__EXERCISE__.
Leave out the pictures and set down exactly the lines from the start of the listing through the one with "plt.rcParams['font.weight'] = 'bold'", both included.

__PROVIDED MATERIAL__.
— begin —
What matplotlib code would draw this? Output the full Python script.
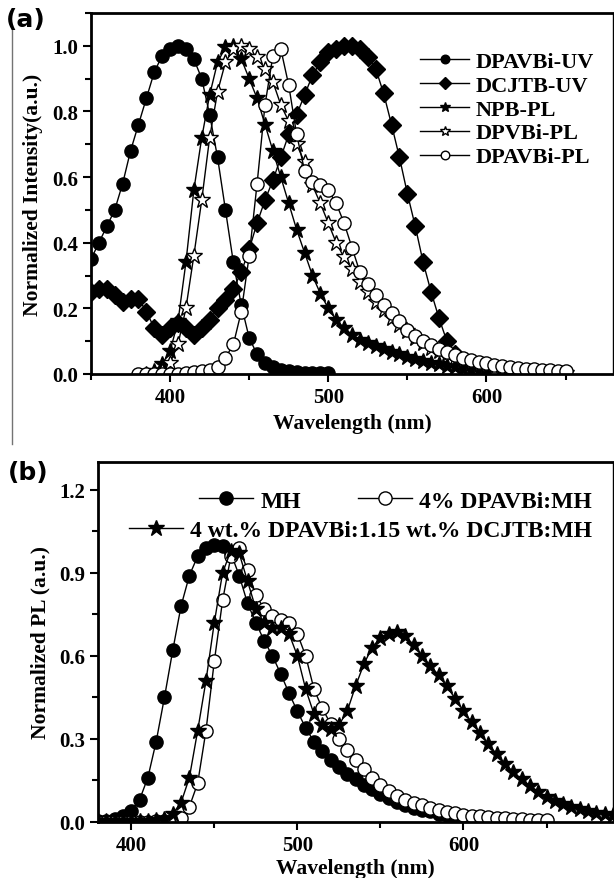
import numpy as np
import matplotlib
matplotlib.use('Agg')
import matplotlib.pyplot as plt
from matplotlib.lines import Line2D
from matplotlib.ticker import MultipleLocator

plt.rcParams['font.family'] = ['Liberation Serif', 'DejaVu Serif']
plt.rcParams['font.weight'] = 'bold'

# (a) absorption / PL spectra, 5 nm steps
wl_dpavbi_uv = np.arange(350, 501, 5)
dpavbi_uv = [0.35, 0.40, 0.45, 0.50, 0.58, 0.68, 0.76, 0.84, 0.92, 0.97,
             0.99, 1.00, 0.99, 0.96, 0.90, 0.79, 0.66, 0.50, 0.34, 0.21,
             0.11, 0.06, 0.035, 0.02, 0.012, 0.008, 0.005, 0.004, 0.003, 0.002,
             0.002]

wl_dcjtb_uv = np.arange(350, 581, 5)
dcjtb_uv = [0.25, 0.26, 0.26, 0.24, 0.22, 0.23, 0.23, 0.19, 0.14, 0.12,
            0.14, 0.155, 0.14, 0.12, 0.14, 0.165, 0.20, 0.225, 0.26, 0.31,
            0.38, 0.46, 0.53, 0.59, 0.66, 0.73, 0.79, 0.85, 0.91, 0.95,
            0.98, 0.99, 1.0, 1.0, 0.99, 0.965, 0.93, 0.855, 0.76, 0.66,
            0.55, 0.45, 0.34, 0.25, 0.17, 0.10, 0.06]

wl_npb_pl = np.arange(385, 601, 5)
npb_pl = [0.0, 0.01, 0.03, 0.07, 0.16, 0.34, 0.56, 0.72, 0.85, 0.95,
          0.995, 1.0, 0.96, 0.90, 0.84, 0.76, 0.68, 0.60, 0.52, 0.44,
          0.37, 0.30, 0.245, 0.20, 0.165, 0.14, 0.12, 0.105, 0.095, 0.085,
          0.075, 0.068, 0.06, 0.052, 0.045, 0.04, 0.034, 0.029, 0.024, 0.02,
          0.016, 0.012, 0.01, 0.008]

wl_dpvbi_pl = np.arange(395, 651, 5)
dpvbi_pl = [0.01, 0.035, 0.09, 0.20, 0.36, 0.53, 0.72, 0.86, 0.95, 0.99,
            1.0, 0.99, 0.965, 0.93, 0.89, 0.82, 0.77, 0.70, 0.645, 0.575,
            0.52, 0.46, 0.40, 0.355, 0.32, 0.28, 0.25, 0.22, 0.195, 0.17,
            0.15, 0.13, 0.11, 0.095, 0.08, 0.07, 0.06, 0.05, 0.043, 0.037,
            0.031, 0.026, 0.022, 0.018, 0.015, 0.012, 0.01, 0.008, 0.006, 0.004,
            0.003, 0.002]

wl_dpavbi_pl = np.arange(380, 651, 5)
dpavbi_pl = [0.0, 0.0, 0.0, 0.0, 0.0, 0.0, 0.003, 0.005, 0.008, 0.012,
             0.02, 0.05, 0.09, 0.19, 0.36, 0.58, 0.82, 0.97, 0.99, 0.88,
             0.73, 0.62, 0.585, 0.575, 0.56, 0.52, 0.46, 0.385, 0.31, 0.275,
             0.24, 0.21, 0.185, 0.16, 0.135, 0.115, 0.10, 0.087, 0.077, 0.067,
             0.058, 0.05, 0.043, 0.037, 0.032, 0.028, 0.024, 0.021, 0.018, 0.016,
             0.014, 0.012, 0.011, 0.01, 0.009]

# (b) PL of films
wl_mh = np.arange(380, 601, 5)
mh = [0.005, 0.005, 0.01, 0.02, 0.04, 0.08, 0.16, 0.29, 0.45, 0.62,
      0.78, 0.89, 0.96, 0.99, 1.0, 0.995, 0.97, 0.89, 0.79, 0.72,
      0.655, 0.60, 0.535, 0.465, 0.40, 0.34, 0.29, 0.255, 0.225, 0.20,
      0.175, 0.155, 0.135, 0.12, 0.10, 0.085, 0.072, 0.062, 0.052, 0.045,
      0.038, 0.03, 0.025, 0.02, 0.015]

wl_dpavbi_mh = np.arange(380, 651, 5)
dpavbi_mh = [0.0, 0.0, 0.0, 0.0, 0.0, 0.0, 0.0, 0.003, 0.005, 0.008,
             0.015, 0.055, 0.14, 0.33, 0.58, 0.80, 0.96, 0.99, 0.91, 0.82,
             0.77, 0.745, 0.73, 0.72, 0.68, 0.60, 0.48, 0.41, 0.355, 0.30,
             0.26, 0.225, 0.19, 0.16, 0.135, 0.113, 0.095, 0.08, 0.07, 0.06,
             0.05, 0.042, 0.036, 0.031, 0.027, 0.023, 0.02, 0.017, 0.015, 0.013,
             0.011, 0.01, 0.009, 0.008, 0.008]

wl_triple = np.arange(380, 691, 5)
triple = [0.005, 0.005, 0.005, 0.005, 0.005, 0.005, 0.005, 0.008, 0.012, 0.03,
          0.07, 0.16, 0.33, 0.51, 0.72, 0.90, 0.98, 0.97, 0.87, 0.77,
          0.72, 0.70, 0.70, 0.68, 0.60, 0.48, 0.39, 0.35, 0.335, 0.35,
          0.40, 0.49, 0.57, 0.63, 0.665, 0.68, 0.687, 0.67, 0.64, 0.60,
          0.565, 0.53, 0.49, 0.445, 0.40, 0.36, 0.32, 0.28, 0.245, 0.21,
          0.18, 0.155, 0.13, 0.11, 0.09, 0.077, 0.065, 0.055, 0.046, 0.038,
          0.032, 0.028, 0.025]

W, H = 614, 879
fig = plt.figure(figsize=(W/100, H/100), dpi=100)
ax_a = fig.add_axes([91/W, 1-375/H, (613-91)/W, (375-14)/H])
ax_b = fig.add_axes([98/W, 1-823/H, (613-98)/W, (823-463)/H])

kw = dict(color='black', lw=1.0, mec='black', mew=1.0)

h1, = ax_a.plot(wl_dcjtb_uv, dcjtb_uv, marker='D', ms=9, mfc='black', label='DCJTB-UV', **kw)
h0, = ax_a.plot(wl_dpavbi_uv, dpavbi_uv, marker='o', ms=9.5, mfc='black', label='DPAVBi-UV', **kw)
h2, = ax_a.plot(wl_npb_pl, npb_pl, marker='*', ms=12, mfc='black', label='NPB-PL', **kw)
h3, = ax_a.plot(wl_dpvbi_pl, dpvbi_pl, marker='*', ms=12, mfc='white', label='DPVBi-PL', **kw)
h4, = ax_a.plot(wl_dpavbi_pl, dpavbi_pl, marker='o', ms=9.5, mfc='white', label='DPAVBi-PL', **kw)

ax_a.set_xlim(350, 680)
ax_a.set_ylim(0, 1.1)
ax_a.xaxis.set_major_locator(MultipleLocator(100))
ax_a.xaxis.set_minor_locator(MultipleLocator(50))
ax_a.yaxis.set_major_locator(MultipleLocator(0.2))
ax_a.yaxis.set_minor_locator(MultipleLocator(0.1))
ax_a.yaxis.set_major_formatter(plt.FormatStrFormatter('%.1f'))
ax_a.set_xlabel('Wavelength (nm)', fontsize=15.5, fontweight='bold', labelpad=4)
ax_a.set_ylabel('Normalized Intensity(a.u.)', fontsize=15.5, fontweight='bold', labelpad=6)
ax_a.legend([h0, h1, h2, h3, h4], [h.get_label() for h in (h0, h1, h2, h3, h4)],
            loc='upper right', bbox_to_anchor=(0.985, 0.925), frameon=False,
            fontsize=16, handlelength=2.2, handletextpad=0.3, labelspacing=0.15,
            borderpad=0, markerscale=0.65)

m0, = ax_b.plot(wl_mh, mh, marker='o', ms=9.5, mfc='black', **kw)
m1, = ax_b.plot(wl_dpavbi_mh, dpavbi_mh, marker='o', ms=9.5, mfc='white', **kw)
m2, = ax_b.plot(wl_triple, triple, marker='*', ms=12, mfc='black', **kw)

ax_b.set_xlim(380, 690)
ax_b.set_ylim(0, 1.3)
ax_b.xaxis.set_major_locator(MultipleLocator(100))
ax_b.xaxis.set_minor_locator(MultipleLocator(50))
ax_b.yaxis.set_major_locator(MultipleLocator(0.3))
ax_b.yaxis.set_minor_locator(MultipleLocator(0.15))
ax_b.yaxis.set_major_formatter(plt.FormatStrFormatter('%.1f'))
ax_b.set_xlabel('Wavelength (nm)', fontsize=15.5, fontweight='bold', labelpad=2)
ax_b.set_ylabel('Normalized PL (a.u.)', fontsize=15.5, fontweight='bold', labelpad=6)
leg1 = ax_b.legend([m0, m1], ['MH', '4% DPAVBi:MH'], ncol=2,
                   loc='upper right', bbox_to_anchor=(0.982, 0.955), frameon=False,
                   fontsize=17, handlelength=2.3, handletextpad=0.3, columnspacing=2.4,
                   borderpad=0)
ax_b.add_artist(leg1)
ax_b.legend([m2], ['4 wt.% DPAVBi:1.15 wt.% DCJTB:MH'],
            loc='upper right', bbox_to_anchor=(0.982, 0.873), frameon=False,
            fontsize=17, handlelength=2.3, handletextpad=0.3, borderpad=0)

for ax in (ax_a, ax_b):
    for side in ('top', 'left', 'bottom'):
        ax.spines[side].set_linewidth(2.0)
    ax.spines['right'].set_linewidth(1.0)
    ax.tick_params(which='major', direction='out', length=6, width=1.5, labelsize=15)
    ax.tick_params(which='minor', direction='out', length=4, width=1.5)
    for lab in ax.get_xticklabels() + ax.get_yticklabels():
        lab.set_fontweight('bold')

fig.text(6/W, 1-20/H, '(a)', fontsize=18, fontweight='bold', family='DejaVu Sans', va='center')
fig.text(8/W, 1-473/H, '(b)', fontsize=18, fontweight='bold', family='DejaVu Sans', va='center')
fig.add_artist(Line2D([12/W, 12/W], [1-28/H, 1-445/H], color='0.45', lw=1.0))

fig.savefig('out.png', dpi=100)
— end —
__ANSWER FOR THIS EXERCISE__.
What matplotlib code would draw this? Output the full Python script.
import numpy as np
import matplotlib
matplotlib.use('Agg')
import matplotlib.pyplot as plt
from matplotlib.lines import Line2D
from matplotlib.ticker import MultipleLocator

plt.rcParams['font.family'] = ['Liberation Serif', 'DejaVu Serif']
plt.rcParams['font.weight'] = 'bold'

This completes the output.